GIVEN PROBLEM> Copy nothing but the lines below running from the line containing "Reproduce this chart with matplotlib." through the line containing "11.65, 11.69, 11.72, 11.76, 11.80, 11.84, 11.88]", both end lines included.

SUPPLIED INFORMATION>
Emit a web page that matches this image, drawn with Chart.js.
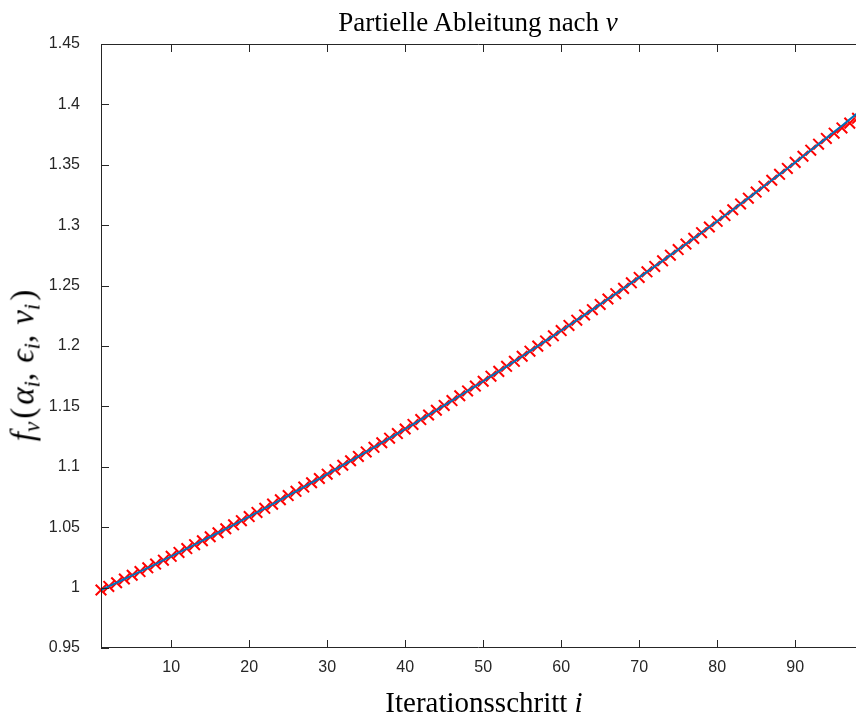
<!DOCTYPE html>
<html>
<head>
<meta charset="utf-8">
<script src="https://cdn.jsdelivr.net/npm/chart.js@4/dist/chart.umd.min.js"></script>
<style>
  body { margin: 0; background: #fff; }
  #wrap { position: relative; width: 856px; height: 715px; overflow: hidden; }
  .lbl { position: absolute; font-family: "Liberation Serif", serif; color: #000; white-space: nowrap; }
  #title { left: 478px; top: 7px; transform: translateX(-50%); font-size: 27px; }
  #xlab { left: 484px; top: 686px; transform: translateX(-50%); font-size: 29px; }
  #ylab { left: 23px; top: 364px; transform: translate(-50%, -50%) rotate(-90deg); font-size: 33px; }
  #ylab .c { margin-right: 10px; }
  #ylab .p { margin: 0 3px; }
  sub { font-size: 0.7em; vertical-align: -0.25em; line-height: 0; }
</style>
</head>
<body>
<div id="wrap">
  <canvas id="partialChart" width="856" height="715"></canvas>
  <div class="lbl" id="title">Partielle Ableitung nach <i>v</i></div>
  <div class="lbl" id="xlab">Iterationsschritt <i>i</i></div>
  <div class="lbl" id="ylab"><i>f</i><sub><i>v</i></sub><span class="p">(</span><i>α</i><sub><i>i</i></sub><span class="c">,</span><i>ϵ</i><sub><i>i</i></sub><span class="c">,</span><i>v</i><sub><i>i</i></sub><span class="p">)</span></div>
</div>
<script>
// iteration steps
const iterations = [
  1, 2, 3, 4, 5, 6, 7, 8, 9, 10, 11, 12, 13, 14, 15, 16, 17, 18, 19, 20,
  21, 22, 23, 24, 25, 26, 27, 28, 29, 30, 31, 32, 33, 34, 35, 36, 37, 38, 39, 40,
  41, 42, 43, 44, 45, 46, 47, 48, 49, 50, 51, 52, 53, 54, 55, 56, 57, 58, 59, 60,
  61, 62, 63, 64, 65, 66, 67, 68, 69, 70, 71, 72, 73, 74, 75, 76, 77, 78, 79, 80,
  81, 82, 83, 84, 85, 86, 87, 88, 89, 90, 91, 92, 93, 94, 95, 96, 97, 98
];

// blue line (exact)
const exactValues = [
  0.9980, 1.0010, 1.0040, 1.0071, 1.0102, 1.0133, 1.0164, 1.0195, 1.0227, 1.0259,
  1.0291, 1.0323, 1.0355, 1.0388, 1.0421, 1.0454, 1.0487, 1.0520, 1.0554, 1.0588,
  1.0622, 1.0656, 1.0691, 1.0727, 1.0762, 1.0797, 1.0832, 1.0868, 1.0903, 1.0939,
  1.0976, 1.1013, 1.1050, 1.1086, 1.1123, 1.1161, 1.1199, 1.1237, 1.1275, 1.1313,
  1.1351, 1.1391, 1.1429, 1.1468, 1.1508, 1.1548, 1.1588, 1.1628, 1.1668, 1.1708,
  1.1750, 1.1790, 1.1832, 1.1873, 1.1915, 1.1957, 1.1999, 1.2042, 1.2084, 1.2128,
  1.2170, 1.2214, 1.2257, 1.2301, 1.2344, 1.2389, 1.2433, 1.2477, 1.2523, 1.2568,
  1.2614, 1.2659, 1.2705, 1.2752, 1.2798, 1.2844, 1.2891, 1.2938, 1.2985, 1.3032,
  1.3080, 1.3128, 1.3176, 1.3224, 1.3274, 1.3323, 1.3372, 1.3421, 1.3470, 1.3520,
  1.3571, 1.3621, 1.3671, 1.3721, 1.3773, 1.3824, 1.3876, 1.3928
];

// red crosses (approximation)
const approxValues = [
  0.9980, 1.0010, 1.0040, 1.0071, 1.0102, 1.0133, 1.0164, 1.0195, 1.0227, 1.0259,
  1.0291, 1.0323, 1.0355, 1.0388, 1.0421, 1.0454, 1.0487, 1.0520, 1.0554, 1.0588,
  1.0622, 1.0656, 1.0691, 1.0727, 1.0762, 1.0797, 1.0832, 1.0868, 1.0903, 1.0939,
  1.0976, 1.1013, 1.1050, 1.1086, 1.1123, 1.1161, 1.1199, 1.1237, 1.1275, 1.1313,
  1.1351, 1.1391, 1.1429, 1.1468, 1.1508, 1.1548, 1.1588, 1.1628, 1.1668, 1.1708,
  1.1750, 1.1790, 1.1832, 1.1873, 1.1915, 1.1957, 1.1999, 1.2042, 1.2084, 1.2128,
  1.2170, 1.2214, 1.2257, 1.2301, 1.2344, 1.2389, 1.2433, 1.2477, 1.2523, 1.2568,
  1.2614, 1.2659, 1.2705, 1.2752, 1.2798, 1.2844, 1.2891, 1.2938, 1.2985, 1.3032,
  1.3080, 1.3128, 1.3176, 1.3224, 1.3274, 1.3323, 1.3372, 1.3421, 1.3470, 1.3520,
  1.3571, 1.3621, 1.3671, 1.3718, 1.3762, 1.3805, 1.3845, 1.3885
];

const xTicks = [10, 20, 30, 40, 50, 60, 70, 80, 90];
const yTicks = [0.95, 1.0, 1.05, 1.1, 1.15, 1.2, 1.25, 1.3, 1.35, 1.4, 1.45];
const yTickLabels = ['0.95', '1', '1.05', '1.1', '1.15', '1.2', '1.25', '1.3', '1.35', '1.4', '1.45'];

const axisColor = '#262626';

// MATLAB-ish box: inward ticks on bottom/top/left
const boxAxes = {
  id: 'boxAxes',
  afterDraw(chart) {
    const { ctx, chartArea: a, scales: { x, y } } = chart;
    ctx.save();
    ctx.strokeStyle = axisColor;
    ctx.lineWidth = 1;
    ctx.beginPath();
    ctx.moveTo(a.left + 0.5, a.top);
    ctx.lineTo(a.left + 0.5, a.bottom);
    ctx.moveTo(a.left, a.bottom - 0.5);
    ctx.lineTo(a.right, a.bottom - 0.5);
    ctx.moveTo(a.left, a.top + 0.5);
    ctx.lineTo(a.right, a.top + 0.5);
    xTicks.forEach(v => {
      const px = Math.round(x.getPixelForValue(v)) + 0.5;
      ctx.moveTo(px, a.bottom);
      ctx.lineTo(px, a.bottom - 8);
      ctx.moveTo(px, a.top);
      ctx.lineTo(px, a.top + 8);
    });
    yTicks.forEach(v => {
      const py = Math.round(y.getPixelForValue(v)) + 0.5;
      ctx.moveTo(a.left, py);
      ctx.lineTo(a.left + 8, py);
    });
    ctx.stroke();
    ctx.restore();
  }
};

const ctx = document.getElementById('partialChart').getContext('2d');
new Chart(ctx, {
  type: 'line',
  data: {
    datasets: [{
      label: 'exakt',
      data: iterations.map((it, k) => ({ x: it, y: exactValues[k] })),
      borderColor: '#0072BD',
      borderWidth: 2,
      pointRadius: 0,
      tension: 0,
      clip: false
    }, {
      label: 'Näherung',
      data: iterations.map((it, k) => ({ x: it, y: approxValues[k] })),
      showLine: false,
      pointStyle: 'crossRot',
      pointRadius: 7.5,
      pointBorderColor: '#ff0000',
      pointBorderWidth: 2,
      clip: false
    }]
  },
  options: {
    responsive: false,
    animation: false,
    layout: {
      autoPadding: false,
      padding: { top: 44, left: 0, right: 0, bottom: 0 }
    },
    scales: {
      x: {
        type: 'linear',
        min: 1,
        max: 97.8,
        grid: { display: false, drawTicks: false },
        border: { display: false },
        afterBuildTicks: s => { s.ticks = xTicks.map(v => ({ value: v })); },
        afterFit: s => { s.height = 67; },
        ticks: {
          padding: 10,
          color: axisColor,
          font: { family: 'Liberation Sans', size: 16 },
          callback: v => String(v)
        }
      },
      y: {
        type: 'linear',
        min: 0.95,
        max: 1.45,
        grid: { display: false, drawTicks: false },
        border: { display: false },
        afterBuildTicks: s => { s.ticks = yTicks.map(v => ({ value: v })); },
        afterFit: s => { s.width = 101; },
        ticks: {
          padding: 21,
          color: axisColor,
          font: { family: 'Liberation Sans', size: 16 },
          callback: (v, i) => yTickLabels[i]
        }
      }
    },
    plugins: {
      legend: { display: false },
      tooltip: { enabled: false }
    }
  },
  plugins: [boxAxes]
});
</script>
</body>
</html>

* * *

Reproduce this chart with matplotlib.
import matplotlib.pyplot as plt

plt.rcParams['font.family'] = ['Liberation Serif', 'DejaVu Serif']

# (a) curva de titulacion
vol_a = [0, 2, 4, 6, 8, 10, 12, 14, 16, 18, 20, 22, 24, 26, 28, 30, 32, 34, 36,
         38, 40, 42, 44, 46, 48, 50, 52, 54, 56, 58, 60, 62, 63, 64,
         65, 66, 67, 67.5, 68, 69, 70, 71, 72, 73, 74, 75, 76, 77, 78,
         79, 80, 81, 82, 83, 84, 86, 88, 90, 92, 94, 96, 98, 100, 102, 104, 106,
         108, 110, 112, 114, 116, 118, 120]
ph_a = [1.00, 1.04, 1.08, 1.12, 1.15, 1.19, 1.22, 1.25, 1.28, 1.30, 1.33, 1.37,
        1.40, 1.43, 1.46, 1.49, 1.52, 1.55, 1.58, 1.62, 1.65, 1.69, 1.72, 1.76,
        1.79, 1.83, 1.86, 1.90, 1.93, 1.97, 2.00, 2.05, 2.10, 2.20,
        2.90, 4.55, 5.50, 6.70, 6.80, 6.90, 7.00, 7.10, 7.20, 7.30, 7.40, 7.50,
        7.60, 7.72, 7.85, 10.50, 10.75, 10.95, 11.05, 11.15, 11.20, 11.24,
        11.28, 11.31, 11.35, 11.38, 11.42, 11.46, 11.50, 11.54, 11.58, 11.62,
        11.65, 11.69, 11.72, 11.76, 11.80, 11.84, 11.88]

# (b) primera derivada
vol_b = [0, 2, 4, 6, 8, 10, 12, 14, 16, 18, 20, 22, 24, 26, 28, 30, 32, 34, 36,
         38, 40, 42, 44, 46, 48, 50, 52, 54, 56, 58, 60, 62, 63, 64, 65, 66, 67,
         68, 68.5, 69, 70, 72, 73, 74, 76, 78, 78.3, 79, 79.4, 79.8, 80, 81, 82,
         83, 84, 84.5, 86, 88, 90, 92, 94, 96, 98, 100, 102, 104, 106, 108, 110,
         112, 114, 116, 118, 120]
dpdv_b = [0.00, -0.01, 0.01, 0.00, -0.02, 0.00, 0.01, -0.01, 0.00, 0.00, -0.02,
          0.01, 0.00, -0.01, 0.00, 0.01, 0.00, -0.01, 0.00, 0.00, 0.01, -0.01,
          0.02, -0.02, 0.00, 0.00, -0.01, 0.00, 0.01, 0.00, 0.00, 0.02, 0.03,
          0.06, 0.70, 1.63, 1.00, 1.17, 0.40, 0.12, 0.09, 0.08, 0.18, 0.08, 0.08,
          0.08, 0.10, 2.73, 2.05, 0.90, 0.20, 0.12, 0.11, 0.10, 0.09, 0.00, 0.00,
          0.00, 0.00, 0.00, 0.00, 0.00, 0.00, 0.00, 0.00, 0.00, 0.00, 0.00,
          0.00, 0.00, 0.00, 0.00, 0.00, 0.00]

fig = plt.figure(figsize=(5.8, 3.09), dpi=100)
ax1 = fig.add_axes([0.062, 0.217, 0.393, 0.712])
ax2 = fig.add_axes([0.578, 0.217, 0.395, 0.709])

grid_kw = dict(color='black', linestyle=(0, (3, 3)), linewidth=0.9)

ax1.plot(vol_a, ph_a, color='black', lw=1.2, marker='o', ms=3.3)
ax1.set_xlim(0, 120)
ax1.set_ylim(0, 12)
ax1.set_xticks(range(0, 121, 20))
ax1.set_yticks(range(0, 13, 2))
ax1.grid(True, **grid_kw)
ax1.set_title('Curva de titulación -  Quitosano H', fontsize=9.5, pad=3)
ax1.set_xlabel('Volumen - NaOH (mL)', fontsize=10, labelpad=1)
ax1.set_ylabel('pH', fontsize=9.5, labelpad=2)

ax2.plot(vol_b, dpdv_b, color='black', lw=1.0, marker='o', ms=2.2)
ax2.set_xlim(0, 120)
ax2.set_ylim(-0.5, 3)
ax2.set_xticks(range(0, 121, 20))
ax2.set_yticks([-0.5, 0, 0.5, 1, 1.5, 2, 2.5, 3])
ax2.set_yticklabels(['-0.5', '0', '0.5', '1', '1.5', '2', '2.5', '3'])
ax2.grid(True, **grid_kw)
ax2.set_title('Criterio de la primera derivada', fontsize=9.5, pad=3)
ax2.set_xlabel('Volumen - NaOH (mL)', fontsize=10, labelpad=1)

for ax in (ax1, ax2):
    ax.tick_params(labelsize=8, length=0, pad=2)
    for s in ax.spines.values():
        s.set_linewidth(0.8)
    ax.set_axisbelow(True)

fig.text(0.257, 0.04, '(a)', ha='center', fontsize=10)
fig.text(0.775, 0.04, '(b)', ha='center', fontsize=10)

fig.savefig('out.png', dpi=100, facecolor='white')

* * *

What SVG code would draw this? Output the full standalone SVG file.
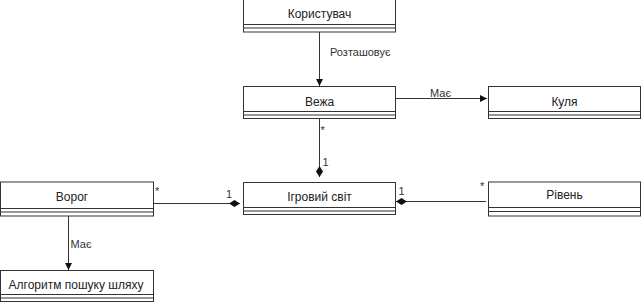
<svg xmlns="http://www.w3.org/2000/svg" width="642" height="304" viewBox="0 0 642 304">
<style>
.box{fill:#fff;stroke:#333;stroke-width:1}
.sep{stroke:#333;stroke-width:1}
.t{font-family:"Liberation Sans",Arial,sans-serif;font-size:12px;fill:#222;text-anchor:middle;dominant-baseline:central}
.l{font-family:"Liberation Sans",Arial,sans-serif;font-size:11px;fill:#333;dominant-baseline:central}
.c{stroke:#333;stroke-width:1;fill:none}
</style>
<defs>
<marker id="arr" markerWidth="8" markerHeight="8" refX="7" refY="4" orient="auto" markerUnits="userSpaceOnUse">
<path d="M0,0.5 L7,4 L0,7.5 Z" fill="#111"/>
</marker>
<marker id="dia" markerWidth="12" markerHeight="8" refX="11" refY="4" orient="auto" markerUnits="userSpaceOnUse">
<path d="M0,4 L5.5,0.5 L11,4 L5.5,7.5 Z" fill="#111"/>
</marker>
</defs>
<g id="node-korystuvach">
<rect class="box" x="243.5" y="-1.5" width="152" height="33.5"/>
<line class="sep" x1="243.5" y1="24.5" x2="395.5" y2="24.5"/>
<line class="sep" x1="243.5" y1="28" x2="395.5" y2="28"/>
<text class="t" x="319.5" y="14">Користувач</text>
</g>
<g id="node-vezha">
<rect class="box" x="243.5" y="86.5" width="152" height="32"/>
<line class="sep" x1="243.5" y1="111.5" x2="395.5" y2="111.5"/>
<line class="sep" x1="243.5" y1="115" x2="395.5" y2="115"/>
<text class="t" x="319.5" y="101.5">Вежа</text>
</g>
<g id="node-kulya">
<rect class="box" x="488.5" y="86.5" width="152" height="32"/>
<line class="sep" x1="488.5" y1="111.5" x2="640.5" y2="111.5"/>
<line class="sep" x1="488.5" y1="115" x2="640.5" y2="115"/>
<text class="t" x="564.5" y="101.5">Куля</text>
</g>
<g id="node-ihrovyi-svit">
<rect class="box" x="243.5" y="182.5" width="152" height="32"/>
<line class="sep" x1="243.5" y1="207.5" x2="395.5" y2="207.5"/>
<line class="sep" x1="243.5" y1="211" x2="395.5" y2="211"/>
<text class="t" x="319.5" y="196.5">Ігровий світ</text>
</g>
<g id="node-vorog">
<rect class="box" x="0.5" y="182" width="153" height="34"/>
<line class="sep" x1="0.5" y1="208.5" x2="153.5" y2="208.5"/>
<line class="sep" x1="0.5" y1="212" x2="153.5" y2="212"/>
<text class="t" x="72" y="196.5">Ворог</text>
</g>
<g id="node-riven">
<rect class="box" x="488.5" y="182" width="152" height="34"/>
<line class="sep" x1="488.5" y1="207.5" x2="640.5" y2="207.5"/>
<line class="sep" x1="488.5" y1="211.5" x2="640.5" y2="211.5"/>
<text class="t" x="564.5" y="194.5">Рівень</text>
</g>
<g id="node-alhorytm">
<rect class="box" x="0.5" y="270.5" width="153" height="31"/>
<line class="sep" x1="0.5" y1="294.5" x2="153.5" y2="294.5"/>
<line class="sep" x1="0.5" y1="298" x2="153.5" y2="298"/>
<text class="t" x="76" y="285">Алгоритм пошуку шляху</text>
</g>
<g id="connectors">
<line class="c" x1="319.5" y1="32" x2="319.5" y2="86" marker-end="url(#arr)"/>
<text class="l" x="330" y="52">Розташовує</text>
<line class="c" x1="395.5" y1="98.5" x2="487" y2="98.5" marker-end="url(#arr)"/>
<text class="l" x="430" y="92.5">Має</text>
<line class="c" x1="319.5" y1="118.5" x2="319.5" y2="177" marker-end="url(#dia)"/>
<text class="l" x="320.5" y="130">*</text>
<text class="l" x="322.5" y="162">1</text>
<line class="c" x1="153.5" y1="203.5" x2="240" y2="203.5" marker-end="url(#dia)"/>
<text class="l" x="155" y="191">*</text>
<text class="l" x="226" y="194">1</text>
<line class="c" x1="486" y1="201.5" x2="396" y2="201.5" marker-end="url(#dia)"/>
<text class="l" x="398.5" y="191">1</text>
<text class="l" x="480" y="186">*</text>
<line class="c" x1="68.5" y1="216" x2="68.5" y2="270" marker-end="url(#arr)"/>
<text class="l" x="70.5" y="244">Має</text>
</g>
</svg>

RESULT>
Reproduce this chart with matplotlib.
import matplotlib.pyplot as plt

plt.rcParams['font.family'] = ['Liberation Serif', 'DejaVu Serif']

# (a) curva de titulacion
vol_a = [0, 2, 4, 6, 8, 10, 12, 14, 16, 18, 20, 22, 24, 26, 28, 30, 32, 34, 36,
         38, 40, 42, 44, 46, 48, 50, 52, 54, 56, 58, 60, 62, 63, 64,
         65, 66, 67, 67.5, 68, 69, 70, 71, 72, 73, 74, 75, 76, 77, 78,
         79, 80, 81, 82, 83, 84, 86, 88, 90, 92, 94, 96, 98, 100, 102, 104, 106,
         108, 110, 112, 114, 116, 118, 120]
ph_a = [1.00, 1.04, 1.08, 1.12, 1.15, 1.19, 1.22, 1.25, 1.28, 1.30, 1.33, 1.37,
        1.40, 1.43, 1.46, 1.49, 1.52, 1.55, 1.58, 1.62, 1.65, 1.69, 1.72, 1.76,
        1.79, 1.83, 1.86, 1.90, 1.93, 1.97, 2.00, 2.05, 2.10, 2.20,
        2.90, 4.55, 5.50, 6.70, 6.80, 6.90, 7.00, 7.10, 7.20, 7.30, 7.40, 7.50,
        7.60, 7.72, 7.85, 10.50, 10.75, 10.95, 11.05, 11.15, 11.20, 11.24,
        11.28, 11.31, 11.35, 11.38, 11.42, 11.46, 11.50, 11.54, 11.58, 11.62,
        11.65, 11.69, 11.72, 11.76, 11.80, 11.84, 11.88]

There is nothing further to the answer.